Shape Limitations for Plate Girders
Plate girders can be classified as compact or non-compact sections based on the thickness of the components. A compact section is one in which the thickness of the compression zone elements is sufficient to prevent local buckling before the section reaches its full plastic moment capacity. Conversely, non-compact sections may buckle locally before reaching full plastic capacity, and as a result, they are designed using a triangular stress block model.
For both compact and non-compact sections, specific formulas are used to evaluate the moment capacity. It is important to note that plastic analysis, which involves redistribution of moments, is not allowed under cyclic loading conditions. This is to prevent repeated plasticity and subsequent low-cycle fatigue failure, which could compromise the bridge’s long-term integrity.
Lateral Torsional Buckling
Lateral torsional buckling is a critical failure mode for plate girder bridges. This type of instability occurs when the compression flange of a girder is unrestrained over a certain length, causing the girder to twist and buckle laterally. The risk of this failure mode depends on factors such as the unrestrained length of the compression flange, the geometry of the girder, and the gradient of the bending moment.
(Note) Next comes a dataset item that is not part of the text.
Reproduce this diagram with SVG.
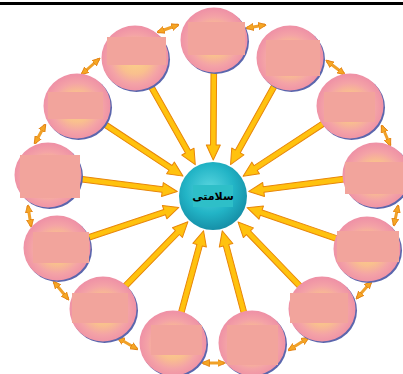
<svg xmlns="http://www.w3.org/2000/svg" width="403" height="374" viewBox="0 0 403 374">
<defs>
<radialGradient id="pink" cx="50%" cy="52%" r="50%">
<stop offset="0" stop-color="#fcd487"/>
<stop offset="0.45" stop-color="#f9c08e"/>
<stop offset="0.75" stop-color="#f4a3a6"/>
<stop offset="1" stop-color="#ef92a6"/>
</radialGradient>
<radialGradient id="teal" cx="45%" cy="40%" r="60%">
<stop offset="0" stop-color="#5ad6df"/>
<stop offset="0.6" stop-color="#22b4c6"/>
<stop offset="1" stop-color="#1690a8"/>
</radialGradient>
<marker id="dh" viewBox="0 0 8 8" refX="6.5" refY="4" markerWidth="8" markerHeight="8" markerUnits="userSpaceOnUse" orient="auto-start-reverse">
<path d="M0,0.5 L8,4 L0,7.5 z" fill="#f5a623" stroke="#e07c10" stroke-width="0.8"/>
</marker>
<style>
.arr{fill:#ffc20e;stroke:#e8860a;stroke-width:1;stroke-linejoin:round}
.dbl{stroke:#f0a028;stroke-width:3;marker-start:url(#dh);marker-end:url(#dh)}
.sh{fill:#5b66ad}
.ball{fill:url(#pink)}
.lab{fill:#f2a49c}
</style>
</defs>
<rect width="403" height="374" fill="#ffffff"/>
<line x1="0" y1="3.5" x2="403" y2="3.5" stroke="#000" stroke-width="3"/>
<g id="connectors">
<polygon class="arr" transform="translate(213 196) rotate(-89.63)" points="36,0 51,-7 51,-2.8 126,-2.8 126,2.8 51,2.8 51,7"/>
<polygon class="arr" transform="translate(213 196) rotate(-60.84)" points="36,0 51,-7 51,-2.8 128,-2.8 128,2.8 51,2.8 51,7"/>
<polygon class="arr" transform="translate(213 196) rotate(-33.30)" points="36,0 51,-7 51,-2.8 134,-2.8 134,2.8 51,2.8 51,7"/>
<polygon class="arr" transform="translate(213 196) rotate(-7.34)" points="36,0 51,-7 51,-2.8 134,-2.8 134,2.8 51,2.8 51,7"/>
<polygon class="arr" transform="translate(213 196) rotate(18.99)" points="36,0 51,-7 51,-2.8 133,-2.8 133,2.8 51,2.8 51,7"/>
<polygon class="arr" transform="translate(213 196) rotate(46.04)" points="36,0 51,-7 51,-2.8 127,-2.8 127,2.8 51,2.8 51,7"/>
<polygon class="arr" transform="translate(213 196) rotate(75.14)" points="36,0 51,-7 51,-2.8 122,-2.8 122,2.8 51,2.8 51,7"/>
<polygon class="arr" transform="translate(213 196) rotate(105.22)" points="36,0 51,-7 51,-2.8 122,-2.8 122,2.8 51,2.8 51,7"/>
<polygon class="arr" transform="translate(213 196) rotate(134.23)" points="36,0 51,-7 51,-2.8 128,-2.8 128,2.8 51,2.8 51,7"/>
<polygon class="arr" transform="translate(213 196) rotate(161.57)" points="36,0 51,-7 51,-2.8 134,-2.8 134,2.8 51,2.8 51,7"/>
<polygon class="arr" transform="translate(213 196) rotate(-172.75)" points="36,0 51,-7 51,-2.8 136,-2.8 136,2.8 51,2.8 51,7"/>
<polygon class="arr" transform="translate(213 196) rotate(-146.50)" points="36,0 51,-7 51,-2.8 133,-2.8 133,2.8 51,2.8 51,7"/>
<polygon class="arr" transform="translate(213 196) rotate(-119.48)" points="36,0 51,-7 51,-2.8 128,-2.8 128,2.8 51,2.8 51,7"/>
<line class="dbl" x1="247" y1="28" x2="265" y2="25"/>
<line class="dbl" x1="327" y1="61" x2="344" y2="74"/>
<line class="dbl" x1="382" y1="126" x2="390" y2="145"/>
<line class="dbl" x1="398" y1="206" x2="394" y2="225"/>
<line class="dbl" x1="371" y1="282" x2="357" y2="298"/>
<line class="dbl" x1="308" y1="338" x2="289" y2="350"/>
<line class="dbl" x1="203" y1="363" x2="224" y2="363"/>
<line class="dbl" x1="118" y1="338" x2="137" y2="349"/>
<line class="dbl" x1="54" y1="282" x2="68" y2="299"/>
<line class="dbl" x1="28" y1="206" x2="31" y2="226"/>
<line class="dbl" x1="45" y1="125" x2="35" y2="143"/>
<line class="dbl" x1="82" y1="74" x2="99" y2="59"/>
<line class="dbl" x1="158" y1="32" x2="178" y2="25"/>
</g>
<g id="n1"><ellipse class="sh" cx="215.5" cy="41.5" rx="33.5" ry="32.5"/><ellipse class="ball" cx="214" cy="40" rx="33.5" ry="32.5"/><rect class="lab" x="188" y="22" width="57" height="33"/></g>
<g id="n2"><ellipse class="sh" cx="291.5" cy="59.5" rx="33.5" ry="32.5"/><ellipse class="ball" cx="290" cy="58" rx="33.5" ry="32.5"/><rect class="lab" x="266" y="40" width="54" height="36"/></g>
<g id="n3"><ellipse class="sh" cx="351.5" cy="107.5" rx="33.5" ry="32.5"/><ellipse class="ball" cx="350" cy="106" rx="33.5" ry="32.5"/><rect class="lab" x="324" y="92" width="51" height="30"/></g>
<g id="n4"><ellipse class="sh" cx="377.5" cy="176.5" rx="33.5" ry="32.5"/><ellipse class="ball" cx="376" cy="175" rx="33.5" ry="32.5"/><rect class="lab" x="345" y="162" width="58" height="32"/></g>
<g id="n5"><ellipse class="sh" cx="368.5" cy="250.5" rx="33.5" ry="32.5"/><ellipse class="ball" cx="367" cy="249" rx="33.5" ry="32.5"/><rect class="lab" x="337" y="231" width="62" height="31"/></g>
<g id="n6"><ellipse class="sh" cx="323.5" cy="310.5" rx="33.5" ry="32.5"/><ellipse class="ball" cx="322" cy="309" rx="33.5" ry="32.5"/><rect class="lab" x="290" y="293" width="58" height="30"/></g>
<g id="n7"><ellipse class="sh" cx="253.5" cy="344.5" rx="33.5" ry="32.5"/><ellipse class="ball" cx="252" cy="343" rx="33.5" ry="32.5"/><rect class="lab" x="227" y="325" width="51" height="40"/></g>
<g id="n8"><ellipse class="sh" cx="174.5" cy="344.5" rx="33.5" ry="32.5"/><ellipse class="ball" cx="173" cy="343" rx="33.5" ry="32.5"/><rect class="lab" x="151" y="325" width="51" height="30"/></g>
<g id="n9"><ellipse class="sh" cx="104.5" cy="310.5" rx="33.5" ry="32.5"/><ellipse class="ball" cx="103" cy="309" rx="33.5" ry="32.5"/><rect class="lab" x="72" y="293" width="56" height="30"/></g>
<g id="n10"><ellipse class="sh" cx="58.5" cy="249.5" rx="33.5" ry="32.5"/><ellipse class="ball" cx="57" cy="248" rx="33.5" ry="32.5"/><rect class="lab" x="33" y="232" width="56" height="31"/></g>
<g id="n11"><ellipse class="sh" cx="49.5" cy="176.5" rx="33.5" ry="32.5"/><ellipse class="ball" cx="48" cy="175" rx="33.5" ry="32.5"/><rect class="lab" x="20" y="155" width="60" height="43"/></g>
<g id="n12"><ellipse class="sh" cx="78.5" cy="107.5" rx="33.5" ry="32.5"/><ellipse class="ball" cx="77" cy="106" rx="33.5" ry="32.5"/><rect class="lab" x="48" y="92" width="55" height="27"/></g>
<g id="n13"><ellipse class="sh" cx="136.5" cy="59.5" rx="33.5" ry="32.5"/><ellipse class="ball" cx="135" cy="58" rx="33.5" ry="32.5"/><rect class="lab" x="107" y="37" width="59" height="28"/></g>
<g id="center"><circle cx="213" cy="196" r="34" fill="url(#teal)"/><rect x="193" y="185" width="40" height="22" fill="#2ebfc8"/><text x="213" y="200" text-anchor="middle" font-family="'DejaVu Sans', sans-serif" font-weight="bold" font-size="11" fill="#000">سلامتی</text></g>
</svg>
Calculating the limiting compressive stress that the girder can safely withstand is crucial for determining the girder’s ability to resist lateral torsional buckling. Several design methods exist to estimate this stress, depending on the specific conditions and configuration of the girder.
Lateral Bracing for Plate Girders
Because plate girders are relatively flexible and have low torsional stiffness, they are highly susceptible to lateral-torsional instability. To mitigate this, lateral bracing is provided, typically in the form of cross frames or bracing systems located at the compression flange. These braces prevent lateral displacement and twisting of the girder under load.
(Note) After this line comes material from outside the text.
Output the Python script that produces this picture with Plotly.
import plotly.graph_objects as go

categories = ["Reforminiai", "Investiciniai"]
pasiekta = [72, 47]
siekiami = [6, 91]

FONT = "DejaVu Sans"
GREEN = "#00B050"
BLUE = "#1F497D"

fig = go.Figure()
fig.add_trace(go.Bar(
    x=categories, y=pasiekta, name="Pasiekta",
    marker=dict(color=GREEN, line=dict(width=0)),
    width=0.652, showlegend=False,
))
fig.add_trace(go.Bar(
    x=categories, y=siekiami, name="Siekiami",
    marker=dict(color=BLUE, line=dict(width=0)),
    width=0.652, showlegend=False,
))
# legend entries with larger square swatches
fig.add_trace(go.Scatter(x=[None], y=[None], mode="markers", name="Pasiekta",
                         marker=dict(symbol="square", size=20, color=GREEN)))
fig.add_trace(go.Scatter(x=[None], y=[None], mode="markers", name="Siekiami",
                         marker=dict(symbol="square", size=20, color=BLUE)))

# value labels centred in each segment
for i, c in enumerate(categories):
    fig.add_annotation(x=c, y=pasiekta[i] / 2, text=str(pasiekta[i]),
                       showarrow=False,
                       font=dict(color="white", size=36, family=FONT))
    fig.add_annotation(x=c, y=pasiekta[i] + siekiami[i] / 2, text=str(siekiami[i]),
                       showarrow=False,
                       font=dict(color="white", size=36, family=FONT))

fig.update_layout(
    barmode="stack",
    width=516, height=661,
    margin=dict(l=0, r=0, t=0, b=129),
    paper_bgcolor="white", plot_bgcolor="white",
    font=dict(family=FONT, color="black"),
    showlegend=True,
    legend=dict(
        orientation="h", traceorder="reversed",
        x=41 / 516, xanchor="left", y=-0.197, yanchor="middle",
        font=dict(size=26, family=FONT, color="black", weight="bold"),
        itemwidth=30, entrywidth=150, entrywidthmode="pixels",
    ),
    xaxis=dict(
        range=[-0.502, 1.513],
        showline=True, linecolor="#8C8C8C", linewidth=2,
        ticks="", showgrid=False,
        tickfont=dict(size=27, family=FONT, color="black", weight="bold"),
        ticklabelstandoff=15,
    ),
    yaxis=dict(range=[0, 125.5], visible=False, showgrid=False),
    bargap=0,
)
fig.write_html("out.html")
For bridges that experience significant wind loads or other transverse forces, the design of lateral bracing becomes even more critical. The depth of the girder also plays a role; deeper girders present a larger surface area for wind loads to act on, exacerbating the potential for instability.
In deck-type plate girder bridges, triangulated bracing systems are commonly used to stabilize the compression flange. However, in half-through or through girder bridges, the bracing must be carefully designed to avoid interference with the bridge functions. In these cases, the deck itself provides lateral restraint, and U-frame action stabilizes the compression flange.
Conclusion
The design of plate girder bridges requires careful consideration of multiple factors, including structural efficiency, material strength, and stability under various loading conditions. Choosing the appropriate girder configuration and design method is essential for optimizing performance and minimizing costs. By addressing issues such as local buckling, lateral torsional buckling, and fatigue effects, engineers can design bridges that are not only strong and stable but also cost-effective and durable for long-term use.